### CHALLENGE
Quote every line as written. Omit pictures.

### SOURCE DATA
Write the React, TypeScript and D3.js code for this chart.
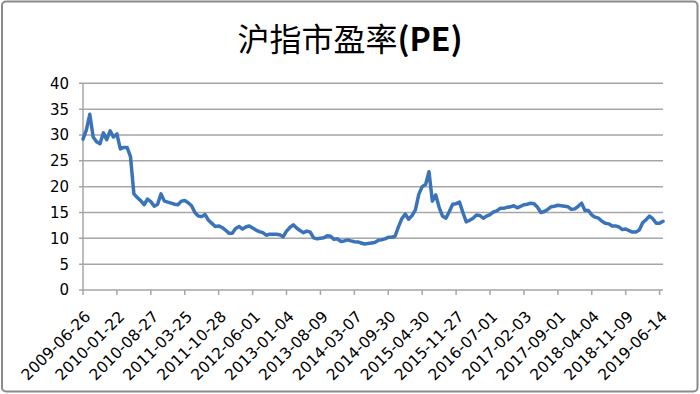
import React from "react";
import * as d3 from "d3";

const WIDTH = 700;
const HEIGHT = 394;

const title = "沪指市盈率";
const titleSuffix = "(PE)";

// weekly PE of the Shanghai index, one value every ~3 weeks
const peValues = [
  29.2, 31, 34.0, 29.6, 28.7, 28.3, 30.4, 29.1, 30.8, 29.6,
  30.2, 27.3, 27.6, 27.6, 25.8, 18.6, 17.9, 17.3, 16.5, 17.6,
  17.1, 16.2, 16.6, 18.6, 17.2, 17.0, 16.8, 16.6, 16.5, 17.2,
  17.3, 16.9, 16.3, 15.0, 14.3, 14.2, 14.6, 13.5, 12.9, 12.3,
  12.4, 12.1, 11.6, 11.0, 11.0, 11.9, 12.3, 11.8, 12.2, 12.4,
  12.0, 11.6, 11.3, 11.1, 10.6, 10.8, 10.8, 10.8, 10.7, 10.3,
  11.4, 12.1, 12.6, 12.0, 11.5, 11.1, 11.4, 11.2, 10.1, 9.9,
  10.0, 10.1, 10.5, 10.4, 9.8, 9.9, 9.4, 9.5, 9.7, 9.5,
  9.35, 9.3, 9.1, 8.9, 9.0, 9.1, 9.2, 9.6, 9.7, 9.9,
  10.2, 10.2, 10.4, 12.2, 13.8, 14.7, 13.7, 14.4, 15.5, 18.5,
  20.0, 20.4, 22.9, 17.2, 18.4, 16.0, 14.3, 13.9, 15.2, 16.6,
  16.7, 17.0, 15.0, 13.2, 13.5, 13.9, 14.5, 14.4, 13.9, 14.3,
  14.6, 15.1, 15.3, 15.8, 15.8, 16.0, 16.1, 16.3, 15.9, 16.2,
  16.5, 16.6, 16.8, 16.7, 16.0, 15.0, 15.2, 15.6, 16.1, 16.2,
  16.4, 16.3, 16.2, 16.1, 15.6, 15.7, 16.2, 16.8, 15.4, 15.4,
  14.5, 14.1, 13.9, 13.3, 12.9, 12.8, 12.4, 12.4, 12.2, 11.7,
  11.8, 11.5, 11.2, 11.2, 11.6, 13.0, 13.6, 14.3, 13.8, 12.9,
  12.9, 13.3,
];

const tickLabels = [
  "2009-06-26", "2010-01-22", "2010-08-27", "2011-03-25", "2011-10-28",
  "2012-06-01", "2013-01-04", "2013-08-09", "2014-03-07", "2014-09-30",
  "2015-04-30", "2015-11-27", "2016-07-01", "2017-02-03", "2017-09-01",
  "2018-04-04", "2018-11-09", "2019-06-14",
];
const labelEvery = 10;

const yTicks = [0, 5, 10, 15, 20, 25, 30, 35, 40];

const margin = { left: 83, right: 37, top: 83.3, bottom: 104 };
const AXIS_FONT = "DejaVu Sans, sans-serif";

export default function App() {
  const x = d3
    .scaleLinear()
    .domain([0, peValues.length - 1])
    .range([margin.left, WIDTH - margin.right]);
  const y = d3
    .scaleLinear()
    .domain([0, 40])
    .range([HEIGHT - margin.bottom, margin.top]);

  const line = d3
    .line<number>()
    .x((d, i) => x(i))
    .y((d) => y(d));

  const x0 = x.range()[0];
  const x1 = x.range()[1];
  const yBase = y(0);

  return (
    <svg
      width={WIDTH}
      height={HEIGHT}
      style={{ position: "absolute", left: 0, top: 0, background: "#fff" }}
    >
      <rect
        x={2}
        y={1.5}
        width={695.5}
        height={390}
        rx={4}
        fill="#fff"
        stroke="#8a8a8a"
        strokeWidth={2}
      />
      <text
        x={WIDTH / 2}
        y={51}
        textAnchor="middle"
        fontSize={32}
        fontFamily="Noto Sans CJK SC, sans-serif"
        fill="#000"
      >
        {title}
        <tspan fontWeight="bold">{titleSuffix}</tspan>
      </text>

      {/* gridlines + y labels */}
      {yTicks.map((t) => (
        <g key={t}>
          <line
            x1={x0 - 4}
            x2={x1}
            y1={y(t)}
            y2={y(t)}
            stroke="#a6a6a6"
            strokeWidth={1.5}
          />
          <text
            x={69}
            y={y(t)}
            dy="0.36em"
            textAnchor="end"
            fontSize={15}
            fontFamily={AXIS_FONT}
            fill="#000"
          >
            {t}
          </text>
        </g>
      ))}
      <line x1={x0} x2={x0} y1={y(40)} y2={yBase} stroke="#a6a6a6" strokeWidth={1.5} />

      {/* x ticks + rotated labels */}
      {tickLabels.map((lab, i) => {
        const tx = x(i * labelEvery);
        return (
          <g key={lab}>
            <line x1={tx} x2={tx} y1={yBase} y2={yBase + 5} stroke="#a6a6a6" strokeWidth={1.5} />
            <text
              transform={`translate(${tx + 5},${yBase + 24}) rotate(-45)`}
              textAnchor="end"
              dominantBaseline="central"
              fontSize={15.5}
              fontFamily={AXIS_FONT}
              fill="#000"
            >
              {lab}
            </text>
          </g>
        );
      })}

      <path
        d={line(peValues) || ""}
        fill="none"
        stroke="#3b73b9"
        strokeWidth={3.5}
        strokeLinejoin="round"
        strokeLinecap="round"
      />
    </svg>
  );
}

### TASK OUTPUT
Write the React, TypeScript and D3.js code for this chart.
import React from "react";
import * as d3 from "d3";

const WIDTH = 700;
const HEIGHT = 394;

const title = "沪指市盈率";
const titleSuffix = "(PE)";

// weekly PE of the Shanghai index, one value every ~3 weeks
const peValues = [
  29.2, 31, 34.0, 29.6, 28.7, 28.3, 30.4, 29.1, 30.8, 29.6,
  30.2, 27.3, 27.6, 27.6, 25.8, 18.6, 17.9, 17.3, 16.5, 17.6,
  17.1, 16.2, 16.6, 18.6, 17.2, 17.0, 16.8, 16.6, 16.5, 17.2,
  17.3, 16.9, 16.3, 15.0, 14.3, 14.2, 14.6, 13.5, 12.9, 12.3,
  12.4, 12.1, 11.6, 11.0, 11.0, 11.9, 12.3, 11.8, 12.2, 12.4,
  12.0, 11.6, 11.3, 11.1, 10.6, 10.8, 10.8, 10.8, 10.7, 10.3,
  11.4, 12.1, 12.6, 12.0, 11.5, 11.1, 11.4, 11.2, 10.1, 9.9,
  10.0, 10.1, 10.5, 10.4, 9.8, 9.9, 9.4, 9.5, 9.7, 9.5,
  9.35, 9.3, 9.1, 8.9, 9.0, 9.1, 9.2, 9.6, 9.7, 9.9,
  10.2, 10.2, 10.4, 12.2, 13.8, 14.7, 13.7, 14.4, 15.5, 18.5,
  20.0, 20.4, 22.9, 17.2, 18.4, 16.0, 14.3, 13.9, 15.2, 16.6,
  16.7, 17.0, 15.0, 13.2, 13.5, 13.9, 14.5, 14.4, 13.9, 14.3,
  14.6, 15.1, 15.3, 15.8, 15.8, 16.0, 16.1, 16.3, 15.9, 16.2,
  16.5, 16.6, 16.8, 16.7, 16.0, 15.0, 15.2, 15.6, 16.1, 16.2,
  16.4, 16.3, 16.2, 16.1, 15.6, 15.7, 16.2, 16.8, 15.4, 15.4,
  14.5, 14.1, 13.9, 13.3, 12.9, 12.8, 12.4, 12.4, 12.2, 11.7,
  11.8, 11.5, 11.2, 11.2, 11.6, 13.0, 13.6, 14.3, 13.8, 12.9,
  12.9, 13.3,
];

const tickLabels = [
  "2009-06-26", "2010-01-22", "2010-08-27", "2011-03-25", "2011-10-28",
  "2012-06-01", "2013-01-04", "2013-08-09", "2014-03-07", "2014-09-30",
  "2015-04-30", "2015-11-27", "2016-07-01", "2017-02-03", "2017-09-01",
  "2018-04-04", "2018-11-09", "2019-06-14",
];
const labelEvery = 10;

const yTicks = [0, 5, 10, 15, 20, 25, 30, 35, 40];

const margin = { left: 83, right: 37, top: 83.3, bottom: 104 };
const AXIS_FONT = "DejaVu Sans, sans-serif";

export default function App() {
  const x = d3
    .scaleLinear()
    .domain([0, peValues.length - 1])
    .range([margin.left, WIDTH - margin.right]);
  const y = d3
    .scaleLinear()
    .domain([0, 40])
    .range([HEIGHT - margin.bottom, margin.top]);

  const line = d3
    .line<number>()
    .x((d, i) => x(i))
    .y((d) => y(d));

  const x0 = x.range()[0];
  const x1 = x.range()[1];
  const yBase = y(0);

  return (
    <svg
      width={WIDTH}
      height={HEIGHT}
      style={{ position: "absolute", left: 0, top: 0, background: "#fff" }}
    >
      <rect
        x={2}
        y={1.5}
        width={695.5}
        height={390}
        rx={4}
        fill="#fff"
        stroke="#8a8a8a"
        strokeWidth={2}
      />
      <text
        x={WIDTH / 2}
        y={51}
        textAnchor="middle"
        fontSize={32}
        fontFamily="Noto Sans CJK SC, sans-serif"
        fill="#000"
      >
        {title}
        <tspan fontWeight="bold">{titleSuffix}</tspan>
      </text>

      {/* gridlines + y labels */}
      {yTicks.map((t) => (
        <g key={t}>
          <line
            x1={x0 - 4}
            x2={x1}
            y1={y(t)}
            y2={y(t)}
            stroke="#a6a6a6"
            strokeWidth={1.5}
          />
          <text
            x={69}
            y={y(t)}
            dy="0.36em"
            textAnchor="end"
            fontSize={15}
            fontFamily={AXIS_FONT}
            fill="#000"
          >
            {t}
          </text>
        </g>
      ))}
      <line x1={x0} x2={x0} y1={y(40)} y2={yBase} stroke="#a6a6a6" strokeWidth={1.5} />

      {/* x ticks + rotated labels */}
      {tickLabels.map((lab, i) => {
        const tx = x(i * labelEvery);
        return (
          <g key={lab}>
            <line x1={tx} x2={tx} y1={yBase} y2={yBase + 5} stroke="#a6a6a6" strokeWidth={1.5} />
            <text
              transform={`translate(${tx + 5},${yBase + 24}) rotate(-45)`}
              textAnchor="end"
              dominantBaseline="central"
              fontSize={15.5}
              fontFamily={AXIS_FONT}
              fill="#000"
            >
              {lab}
            </text>
          </g>
        );
      })}

      <path
        d={line(peValues) || ""}
        fill="none"
        stroke="#3b73b9"
        strokeWidth={3.5}
        strokeLinejoin="round"
        strokeLinecap="round"
      />
    </svg>
  );
}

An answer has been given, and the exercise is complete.